Stephanie is a Native woman living and working in Tucson, Arizona. She has been dating Bill, a non-Native man. Stephanie is an enrolled member of the Tohono O’odham Nation, and she regularly visits her family and friends back on the reservation. When Stephanie obtained a protection order against Bill after he assaulted her, he told her, “I’ll just wait for you on the reservation to talk some sense into you because that order is no good there. Those tribal cops can’t touch me; I’m not an Indian.” Stephanie, who has a well-trained advocate in Tucson, knew about full faith and credit, so she decided to register her Arizona order with the tribal court and specifically request that the court send notice to Bill that the order would be enforced against him on the reservation. In that case, Bill already knew the other jurisdiction to which Stephanie was going to travel (she was not fleeing somewhere secret), so it made sense for her to request that he receive notice that she registered her order there.

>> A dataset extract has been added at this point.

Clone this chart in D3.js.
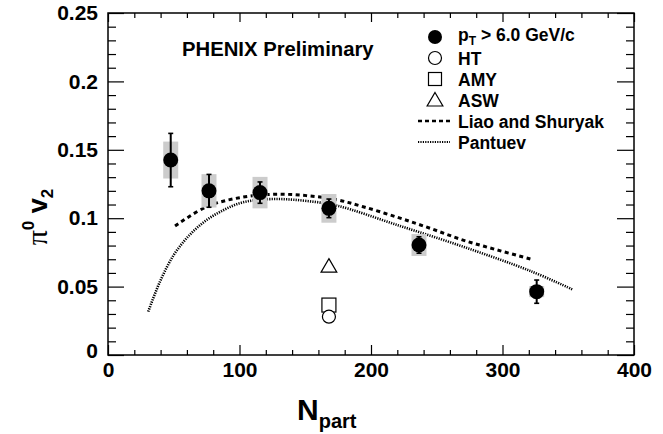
<!DOCTYPE html>
<html>
<head>
<meta charset="utf-8">
<title>pi0 v2 vs Npart</title>
<script src="https://d3js.org/d3.v7.min.js"></script>
<style>
  body { margin: 0; background: #fff; }
  text { font-family: "Liberation Sans", Arial, Helvetica, sans-serif; font-weight: bold; }
</style>
</head>
<body>
<script>
// PHENIX pi0 v2 at high pT versus centrality
const npart   = [47.7, 76.8, 115.6, 168, 236.5, 326];
const v2      = [0.1425, 0.120, 0.1187, 0.1072, 0.0804, 0.0463];
const statErr = [0.0195, 0.012, 0.0078, 0.0068, 0.006, 0.0085];
const sysErr  = [0.0135, 0.0122, 0.0115, 0.0105, 0.008, 0.004];

// model points at Npart = 168
const modelN   = 168;
const htV2     = 0.028;
const amyV2    = 0.0365;
const aswV2    = 0.065;

// model curves
const liaoN  = [51, 75, 100, 126, 151, 174, 194, 220, 245, 270, 296, 322];
const liaoV2 = [0.0943, 0.1084, 0.115, 0.1175, 0.1165, 0.1135, 0.1084, 0.1007, 0.0926, 0.084, 0.0768, 0.070];
const pantN  = [30.6, 39.5, 50, 62, 75, 88, 100, 113, 131, 151, 174, 220, 270, 321, 353];
const pantV2 = [0.0317, 0.0536, 0.0731, 0.0877, 0.0987, 0.106, 0.1109, 0.1133, 0.114, 0.1126, 0.1092, 0.095, 0.0792, 0.0615, 0.048];

const xTicks = [0, 100, 200, 300, 400];
const yTicks = [0, 0.05, 0.1, 0.15, 0.2, 0.25];
const legendLabels = ["HT", "AMY", "ASW", "Liao and Shuryak", "Pantuev"];

const W = 663, H = 434;
const svg = d3.select("body").append("svg")
    .attr("width", W)
    .attr("height", H);

const x = d3.scaleLinear().domain([0, 400]).range([108, 634]);
const y = d3.scaleLinear().domain([0, 0.25]).range([355, 13]);

const xMinor = d3.range(0, 401, 20).filter(d => d % 100 !== 0);
const yMinor = d3.range(0, 0.2501, 0.01).filter(d => Math.abs(Math.round(d * 100) % 5) !== 0);

// frame
svg.append("rect")
    .attr("x", x(0)).attr("y", y(0.25))
    .attr("width", x(400) - x(0)).attr("height", y(0) - y(0.25))
    .attr("fill", "none").attr("stroke", "#000").attr("stroke-width", 1.5);

// axes: ticks point inward on all four sides
function styleAxis(g) {
    g.select(".domain").remove();
    g.selectAll("line").attr("stroke", "#000").attr("stroke-width", 1.2);
}

svg.append("g").attr("transform", `translate(0,${y(0)})`)
    .call(d3.axisBottom(x).tickValues(xTicks).tickSize(-10).tickPadding(7).tickFormat(d3.format("d")))
    .call(styleAxis)
    .selectAll("text").attr("font-size", 21).attr("fill", "#000").attr("font-family", "Liberation Sans, Arial, sans-serif");
svg.append("g").attr("transform", `translate(0,${y(0)})`)
    .call(d3.axisBottom(x).tickValues(xMinor).tickSize(-5).tickFormat(""))
    .call(styleAxis);
svg.append("g").attr("transform", `translate(0,${y(0.25)})`)
    .call(d3.axisTop(x).tickValues(xTicks).tickSize(-9).tickFormat(""))
    .call(styleAxis);
svg.append("g").attr("transform", `translate(0,${y(0.25)})`)
    .call(d3.axisTop(x).tickValues(xMinor).tickSize(-5).tickFormat(""))
    .call(styleAxis);

svg.append("g").attr("transform", `translate(${x(0)},0)`)
    .call(d3.axisLeft(y).tickValues(yTicks).tickSize(-16).tickPadding(10).tickFormat(d => d === 0 ? "0" : String(+d.toFixed(2))))
    .call(styleAxis)
    .selectAll("text").attr("font-size", 21).attr("fill", "#000").attr("font-family", "Liberation Sans, Arial, sans-serif")
    .attr("dy", d => d === 0 ? "0.1em" : "0.32em");
svg.append("g").attr("transform", `translate(${x(0)},0)`)
    .call(d3.axisLeft(y).tickValues(yMinor).tickSize(-8).tickFormat(""))
    .call(styleAxis);
svg.append("g").attr("transform", `translate(${x(400)},0)`)
    .call(d3.axisRight(y).tickValues(yTicks).tickSize(-17).tickFormat(""))
    .call(styleAxis);
svg.append("g").attr("transform", `translate(${x(400)},0)`)
    .call(d3.axisRight(y).tickValues(yMinor).tickSize(-8).tickFormat(""))
    .call(styleAxis);

// model curves
const curve = d3.line()
    .x(d => x(d[0]))
    .y(d => y(d[1]))
    .curve(d3.curveCatmullRom);

svg.append("path")
    .datum(d3.zip(pantN, pantV2))
    .attr("d", curve)
    .attr("fill", "none").attr("stroke", "#000")
    .attr("stroke-width", 2.6).attr("stroke-dasharray", "1.2,1.2");

svg.append("path")
    .datum(d3.zip(liaoN, liaoV2))
    .attr("d", curve)
    .attr("fill", "none").attr("stroke", "#000")
    .attr("stroke-width", 3).attr("stroke-dasharray", "4,3.5");

// systematic boxes
const data = npart.map((n, i) => ({ n, v: v2[i], stat: statErr[i], sys: sysErr[i] }));

svg.selectAll("rect.sys").data(data).join("rect")
    .attr("class", "sys")
    .attr("x", d => x(d.n) - 7.5)
    .attr("width", 15)
    .attr("y", d => y(d.v + d.sys))
    .attr("height", d => y(d.v - d.sys) - y(d.v + d.sys))
    .attr("fill", "#cccccc");

// statistical error bars with small caps
const bars = svg.selectAll("g.err").data(data).join("g").attr("class", "err");
bars.append("line")
    .attr("x1", d => x(d.n)).attr("x2", d => x(d.n))
    .attr("y1", d => y(d.v + d.stat)).attr("y2", d => y(d.v - d.stat))
    .attr("stroke", "#000").attr("stroke-width", 2);
bars.selectAll("line.cap").data(d => [[d.n, d.v + d.stat], [d.n, d.v - d.stat]]).join("line")
    .attr("class", "cap")
    .attr("x1", d => x(d[0]) - 2.5).attr("x2", d => x(d[0]) + 2.5)
    .attr("y1", d => y(d[1])).attr("y2", d => y(d[1]))
    .attr("stroke", "#000").attr("stroke-width", 1.6);

svg.selectAll("circle.pt").data(data).join("circle")
    .attr("class", "pt")
    .attr("cx", d => x(d.n)).attr("cy", d => y(d.v))
    .attr("r", 7.5).attr("fill", "#000");

// theory points
function triangle(cx, cy, s) {
    return `M${cx},${cy - s} L${cx + s * 1.05},${cy + s * 0.8} L${cx - s * 1.05},${cy + s * 0.8} Z`;
}
svg.append("path")
    .attr("d", triangle(x(modelN), y(aswV2), 7.5))
    .attr("fill", "none").attr("stroke", "#000").attr("stroke-width", 1.2);
svg.append("rect")
    .attr("x", x(modelN) - 7).attr("y", y(amyV2) - 7)
    .attr("width", 14).attr("height", 14)
    .attr("fill", "none").attr("stroke", "#000").attr("stroke-width", 1.2);
svg.append("circle")
    .attr("cx", x(modelN)).attr("cy", y(htV2)).attr("r", 6.5)
    .attr("fill", "#fff").attr("stroke", "#000").attr("stroke-width", 1.2);

// label
svg.append("text")
    .attr("x", 182).attr("y", 56)
    .attr("font-size", 20.3)
    .text("PHENIX Preliminary");

// legend
const lgX = 435, lgTx = 458, lgY0 = 37, lgStep = 21;
const legend = svg.append("g");
legend.append("circle").attr("cx", lgX).attr("cy", lgY0).attr("r", 7).attr("fill", "#000");
const pt = legend.append("text").attr("x", lgTx).attr("y", lgY0 + 4).attr("font-size", 17.5);
pt.append("tspan").text("p");
pt.append("tspan").attr("font-size", 12).attr("dy", 4).text("T");
pt.append("tspan").attr("dy", -4).text(" > 6.0 GeV/c");

legend.append("circle").attr("cx", lgX).attr("cy", lgY0 + lgStep).attr("r", 6.5)
    .attr("fill", "none").attr("stroke", "#000").attr("stroke-width", 1.2);
legend.append("rect").attr("x", lgX - 6.5).attr("y", lgY0 + 2 * lgStep - 6.5)
    .attr("width", 13).attr("height", 13)
    .attr("fill", "none").attr("stroke", "#000").attr("stroke-width", 1.2);
legend.append("path").attr("d", triangle(lgX, lgY0 + 3 * lgStep, 7.5))
    .attr("fill", "none").attr("stroke", "#000").attr("stroke-width", 1.2);
legend.append("line")
    .attr("x1", 418).attr("x2", 450).attr("y1", lgY0 + 4 * lgStep).attr("y2", lgY0 + 4 * lgStep)
    .attr("stroke", "#000").attr("stroke-width", 2.5).attr("stroke-dasharray", "4,3");
legend.append("line")
    .attr("x1", 418).attr("x2", 450).attr("y1", lgY0 + 5 * lgStep).attr("y2", lgY0 + 5 * lgStep)
    .attr("stroke", "#000").attr("stroke-width", 2.2).attr("stroke-dasharray", "1.2,1.2");

legend.selectAll("text.lab").data(legendLabels).join("text")
    .attr("class", "lab")
    .attr("x", lgTx)
    .attr("y", (d, i) => lgY0 + (i + 1) * lgStep + 7)
    .attr("font-size", 17.5)
    .text(d => d);

// axis titles
const xt = svg.append("text").attr("x", 297).attr("y", 420).attr("font-size", 30);
xt.append("tspan").text("N");
xt.append("tspan").attr("font-size", 20).attr("dy", 8).text("part");

const yt = svg.append("text")
    .attr("transform", "translate(47,217) rotate(-90)")
    .attr("text-anchor", "middle")
    .attr("font-size", 27);
yt.append("tspan").attr("font-family", "Liberation Serif, serif").attr("font-weight", "normal").attr("font-size", 30).text("π");
yt.append("tspan").attr("font-size", 17).attr("dy", -13).text("0");
yt.append("tspan").attr("dy", 13).text(" v");
yt.append("tspan").attr("font-size", 17).attr("dy", 6).text("2");
</script>
</body>
</html>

Tribal Authority over Non-Indians

When Congress amended the VAWA in 2000, it clarified the right of tribal courts to use their full civil powers to enforce protection orders on tribal lands:

Tribal Court Jurisdiction—For purposes of this section, a tribal court shall have full civil jurisdiction to enforce protection orders, including authority to enforce any orders through civil contempt proceedings, exclusion of violators from Indian lands, and other appropriate mechanisms, in matters arising within the authority of the tribe.